In mancanza di sostituto di imposta, dette somme devono essere indicate dal percettore nel Modello Redditi, quadro RM, sez. XII, riguardante i redditi corrisposti da soggetti non obbligati all’effettuazione delle ritenute d’acconto.
E’ il caso di osservare che non si rendono applicabili al caso di specie le norme sulle prestazioni di previdenza complementare. Dette prestazioni – che costituiscono redditi assimilati a quelli di lavoro dipendente ex articolo 50, comma 1, lettera h-bis), del Tuir – sono, infatti, tassate in Italia, in forza del rinvio contenuto nell’articolo 52, comma 1, lettera d), del medesimo Tuir, in base alle disposizioni del decreto legislativo n. 252 del 2005, la cui applicazione è riservata, oltre che ai fondi pensione istituiti in Italia in base alle specifiche prescrizioni del medesimo decreto, anche ai fondi pensione istituiti negli Stati membri dell’Unione europea che rientrano nell’ambito di applicazione della Direttiva (UE) 2016/2341 del Parlamento europeo e del Consiglio del 14 dicembre 2016 e che risultano autorizzati dall’Autorità competente dello Stato membro di origine allo svolgimento dell’attività transfrontaliera, in ogni caso solo per le adesioni effettuate nel territorio della Repubblica e per le risorse accumulate e gestite in relazione a tali adesioni (articolo 15-ter del decreto legislativo n. 252 del 2005).

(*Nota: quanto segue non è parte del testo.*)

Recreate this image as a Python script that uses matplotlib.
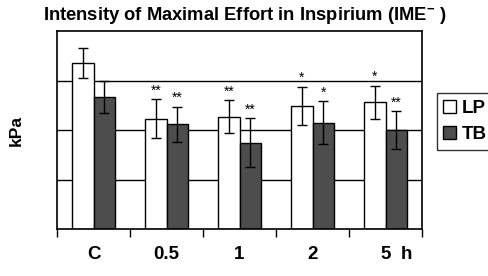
import matplotlib.pyplot as plt
import numpy as np

plt.rcParams['font.family'] = ['Liberation Sans', 'DejaVu Sans']
plt.rcParams['mathtext.fontset'] = 'custom'
plt.rcParams['mathtext.rm'] = 'Liberation Sans:bold'
plt.rcParams['mathtext.bf'] = 'Liberation Sans:bold'

grupos = ['C', '0.5', '1', '2', '5']
lp = [3.36, 2.23, 2.27, 2.49, 2.56]
lp_err = [0.30, 0.39, 0.33, 0.38, 0.33]
tb = [2.67, 2.12, 1.75, 2.15, 2.00]
tb_err = [0.32, 0.35, 0.49, 0.43, 0.38]
lp_sig = ['', '**', '**', '*', '*']
tb_sig = ['', '**', '**', '*', '**']

fig = plt.figure(figsize=(4.89, 2.76), dpi=100)
ax = fig.add_axes([0.1166, 0.1685, 0.7464, 0.7192])

x = np.arange(len(grupos)) + 0.5
w = 0.29
for y in [1, 2, 3]:
    ax.axhline(y, color='black', lw=1.0, zorder=1)

ax.bar(x - w/2, lp, w, color='white', edgecolor='black', lw=1.0, zorder=2, label='LP')
ax.bar(x + w/2, tb, w, color='#4d4d4d', edgecolor='black', lw=1.0, zorder=2, label='TB')
ax.errorbar(x - w/2, lp, yerr=lp_err, fmt='none', ecolor='black', elinewidth=1.0,
            capsize=3.5, capthick=1.0, zorder=3)
ax.errorbar(x + w/2, tb, yerr=tb_err, fmt='none', ecolor='black', elinewidth=1.0,
            capsize=3.5, capthick=1.0, zorder=3)

for i in range(len(grupos)):
    if lp_sig[i]:
        ax.text(x[i] - w/2, lp[i] + lp_err[i] + 0.04, lp_sig[i], ha='center', va='bottom',
                fontsize=10)
    if tb_sig[i]:
        ax.text(x[i] + w/2, tb[i] + tb_err[i] + 0.04, tb_sig[i], ha='center', va='bottom',
                fontsize=10)

ax.set_xlim(0, 5)
ax.set_ylim(0, 4)
ax.set_yticks([])
ax.set_xticks(np.arange(6))
ax.set_xticklabels([])
ax.tick_params(axis='x', which='major', length=6, width=1.0, direction='out')
ax.set_xticks(x, minor=True)
ax.set_xticklabels(grupos, minor=True, fontsize=13.5, fontweight='bold')
ax.tick_params(axis='x', which='minor', length=0, pad=12)
ax.annotate('h', xy=(4.79, 0), xycoords=('data', 'axes fraction'),
            xytext=(0, -12), textcoords='offset points', ha='center', va='top',
            fontsize=13.5, fontweight='bold')

for s in ax.spines.values():
    s.set_linewidth(1.2)

ax.set_ylabel('kPa', fontsize=12.5, fontweight='bold', labelpad=24)
fig.text(0.5, 0.945, 'Intensity of Maximal Effort in Inspirium (IME$^{-}$ )',
         ha='center', va='center', fontsize=13.2, fontweight='bold')

fig.legend(loc='upper left', bbox_to_anchor=(0.893, 0.663),
           prop={'weight': 'bold', 'size': 13.5}, frameon=True, fancybox=False,
           edgecolor='black', handlelength=0.7, handleheight=0.7, handletextpad=0.3,
           borderpad=0.35, labelspacing=0.5, borderaxespad=0)

fig.savefig('out.png', dpi=100)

Tale precisazione è rilevante nel caso di specie anche ai fini di escludere l’applicabilità della disposizione di cui all’articolo 14, comma 6, del menzionato decreto che prevede, a determinate condizioni, la possibilità di trasferire la posizione previdenziale dal fondo estero a quello italiano cui l’istante intende aderire e di considerare l’anzianità di iscrizione dalla data di iscrizione al fondo estero uscente. Ne consegue che, ai fini della decorrenza della anzianità di iscrizione, nel caso in cui l’istante decida di iscriversi a un fondo di previdenza complementare italiano, destinandovi il capitale proveniente dal fondo estero, si dovrà avere riguardo alla data di iscrizione al fondo previdenziale italiano.
Naturalmente, per il regime fiscale della posizione che l’istante maturerà presso il fondo di previdenza complementare italiano troveranno applicazione le regole vigenti in Italia in materia di fiscalità della previdenza complementare (cfr. circolare 18 dicembre 2007, n. 70/E).
Si ricorda, infine, che nella circolare 23 dicembre 2013, n. 38/E sono state fornite indicazioni in merito all’eventuale rilevanza ai fini del monitoraggio fiscale e della compilazione del quadro RW del modello Redditi delle forme di previdenza complementare estere.
In particolare, in tale documento di prassi è stato chiarito che “non sono oggetto di monitoraggio fiscale le somme versate per obbligo di legge a forme di previdenza complementare organizzate o gestite da società ed enti di diritto estero, quali ad esempio il cosiddetto secondo pilastro svizzero, trattandosi di forme di previdenza obbligatoria seppure complementare”.
Analogo trattamento di esonero si è ritenuto applicabile alle forme di previdenza complementare estere obbligatorie per effetto di contratti collettivi nazionali (ad esclusione quindi di quelle derivanti da accordi individuali).
Deve essere, invece, indicata nel suddetto quadro RW la consistenza delle posizioni individuali di previdenza complementare organizzate o gestite da società ed enti di diritto estero (come risultante dalla documentazione rilasciata dal fondo) che non rientrano nelle suddette ipotesi.